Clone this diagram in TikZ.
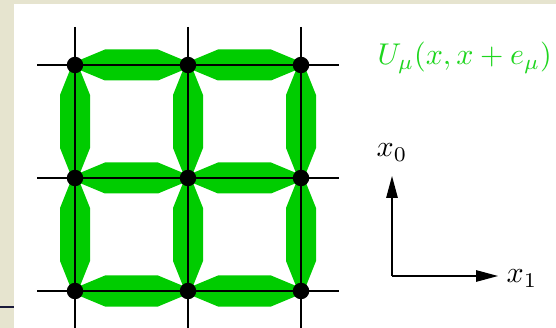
\documentclass[tikz,border=0pt]{standalone}
\usetikzlibrary{arrows.meta}
\definecolor{bgbeige}{RGB}{230,228,207}
\definecolor{linkgreen}{RGB}{0,204,0}
\definecolor{labgreen}{RGB}{30,214,30}
\definecolor{navyline}{RGB}{26,26,58}
\tikzset{
  dot/.style={circle,fill=black,inner sep=0pt,minimum size=16.5pt},
  gridline/.style={black,line width=1.1pt},
  axis/.style={black,line width=1.2pt,-{Triangle[length=22pt,width=11.5pt]}},
  lab/.style={scale=3,inner sep=0pt},
  linkfill/.style={fill=linkgreen,draw=none}
}
\begin{document}
\begin{tikzpicture}[x=1pt,y=-1pt]
  \fill[bgbeige] (0,0) rectangle (556,328);
  \fill[white] (14,4) rectangle (556,328);
  \useasboundingbox (0,0) rectangle (556,328);
  \draw[navyline,line width=2pt] (0,307) -- (14,307);
  % horizontal links
  \foreach \y in {65,178,291}{
    \foreach \xa/\xb in {75/188,188/301}{
      \fill[linkfill] (\xa,\y-3) -- (\xa+30,\y-15.5) -- (\xb-30,\y-15.5) -- (\xb,\y-3)
        -- (\xb,\y+3) -- (\xb-30,\y+15.5) -- (\xa+30,\y+15.5) -- (\xa,\y+3) -- cycle;
    }
  }
  % vertical links
  \foreach \x in {75,188,301}{
    \foreach \ya/\yb in {65/178,178/291}{
      \fill[linkfill] (\x-3,\ya) -- (\x-15,\ya+30) -- (\x-15,\yb-30) -- (\x-3,\yb)
        -- (\x+3,\yb) -- (\x+15,\yb-30) -- (\x+15,\ya+30) -- (\x+3,\ya) -- cycle;
    }
  }
  % lattice sites
  \foreach \i/\x in {1/75,2/188,3/301}{
    \foreach \j/\y in {1/65,2/178,3/291}{
      \coordinate (s-\i-\j) at (\x,\y);
    }
    \coordinate (top-\i) at (\x,27);
    \coordinate (bot-\i) at (\x,330);
  }
  \foreach \j/\y in {1/65,2/178,3/291}{
    \coordinate (left-\j) at (37,\y);
    \coordinate (right-\j) at (339,\y);
  }
  \foreach \j in {1,2,3}{
    \draw[gridline] (left-\j) -- (s-1-\j) -- (s-2-\j) -- (s-3-\j) -- (right-\j);
  }
  \foreach \i in {1,2,3}{
    \draw[gridline] (top-\i) -- (s-\i-1) -- (s-\i-2) -- (s-\i-3) -- (bot-\i);
  }
  \foreach \i in {1,2,3}{
    \foreach \j in {1,2,3}{
      \node[dot] (p-\i-\j) at (s-\i-\j) {};
    }
  }
  % labels
  \node[lab,anchor=base west,text=labgreen] (ulab) at (377,65) {$U_\mu(x,x+e_\mu)$};
  \coordinate (origin) at (392,276);
  \coordinate (x0tip) at (392,176);
  \coordinate (x1tip) at (498,276);
  \draw[axis] (origin) -- (x0tip);
  \draw[axis] (origin) -- (x1tip);
  \node[lab,anchor=base west] (x0lab) at (376,157) {$x_0$};
  \node[lab,anchor=base west] (x1lab) at (506,283) {$x_1$};
\end{tikzpicture}
\end{document}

----------------

* **Job**: Reproduce each line word for word and drop the pictures.

* **Worked solution**:
Clone this diagram in TikZ.
\documentclass[tikz,border=0pt]{standalone}
\usetikzlibrary{arrows.meta}
\definecolor{bgbeige}{RGB}{230,228,207}
\definecolor{linkgreen}{RGB}{0,204,0}
\definecolor{labgreen}{RGB}{30,214,30}
\definecolor{navyline}{RGB}{26,26,58}
\tikzset{
  dot/.style={circle,fill=black,inner sep=0pt,minimum size=16.5pt},
  gridline/.style={black,line width=1.1pt},
  axis/.style={black,line width=1.2pt,-{Triangle[length=22pt,width=11.5pt]}},
  lab/.style={scale=3,inner sep=0pt},
  linkfill/.style={fill=linkgreen,draw=none}
}
\begin{document}
\begin{tikzpicture}[x=1pt,y=-1pt]
  \fill[bgbeige] (0,0) rectangle (556,328);
  \fill[white] (14,4) rectangle (556,328);
  \useasboundingbox (0,0) rectangle (556,328);
  \draw[navyline,line width=2pt] (0,307) -- (14,307);
  % horizontal links
  \foreach \y in {65,178,291}{
    \foreach \xa/\xb in {75/188,188/301}{
      \fill[linkfill] (\xa,\y-3) -- (\xa+30,\y-15.5) -- (\xb-30,\y-15.5) -- (\xb,\y-3)
        -- (\xb,\y+3) -- (\xb-30,\y+15.5) -- (\xa+30,\y+15.5) -- (\xa,\y+3) -- cycle;
    }
  }
  % vertical links
  \foreach \x in {75,188,301}{
    \foreach \ya/\yb in {65/178,178/291}{
      \fill[linkfill] (\x-3,\ya) -- (\x-15,\ya+30) -- (\x-15,\yb-30) -- (\x-3,\yb)
        -- (\x+3,\yb) -- (\x+15,\yb-30) -- (\x+15,\ya+30) -- (\x+3,\ya) -- cycle;
    }
  }
  % lattice sites
  \foreach \i/\x in {1/75,2/188,3/301}{
    \foreach \j/\y in {1/65,2/178,3/291}{
      \coordinate (s-\i-\j) at (\x,\y);
    }
    \coordinate (top-\i) at (\x,27);
    \coordinate (bot-\i) at (\x,330);
  }
  \foreach \j/\y in {1/65,2/178,3/291}{
    \coordinate (left-\j) at (37,\y);
    \coordinate (right-\j) at (339,\y);
  }
  \foreach \j in {1,2,3}{
    \draw[gridline] (left-\j) -- (s-1-\j) -- (s-2-\j) -- (s-3-\j) -- (right-\j);
  }
  \foreach \i in {1,2,3}{
    \draw[gridline] (top-\i) -- (s-\i-1) -- (s-\i-2) -- (s-\i-3) -- (bot-\i);
  }
  \foreach \i in {1,2,3}{
    \foreach \j in {1,2,3}{
      \node[dot] (p-\i-\j) at (s-\i-\j) {};
    }
  }
  % labels
  \node[lab,anchor=base west,text=labgreen] (ulab) at (377,65) {$U_\mu(x,x+e_\mu)$};
  \coordinate (origin) at (392,276);
  \coordinate (x0tip) at (392,176);
  \coordinate (x1tip) at (498,276);
  \draw[axis] (origin) -- (x0tip);
  \draw[axis] (origin) -- (x1tip);
  \node[lab,anchor=base west] (x0lab) at (376,157) {$x_0$};
  \node[lab,anchor=base west] (x1lab) at (506,283) {$x_1$};
\end{tikzpicture}
\end{document}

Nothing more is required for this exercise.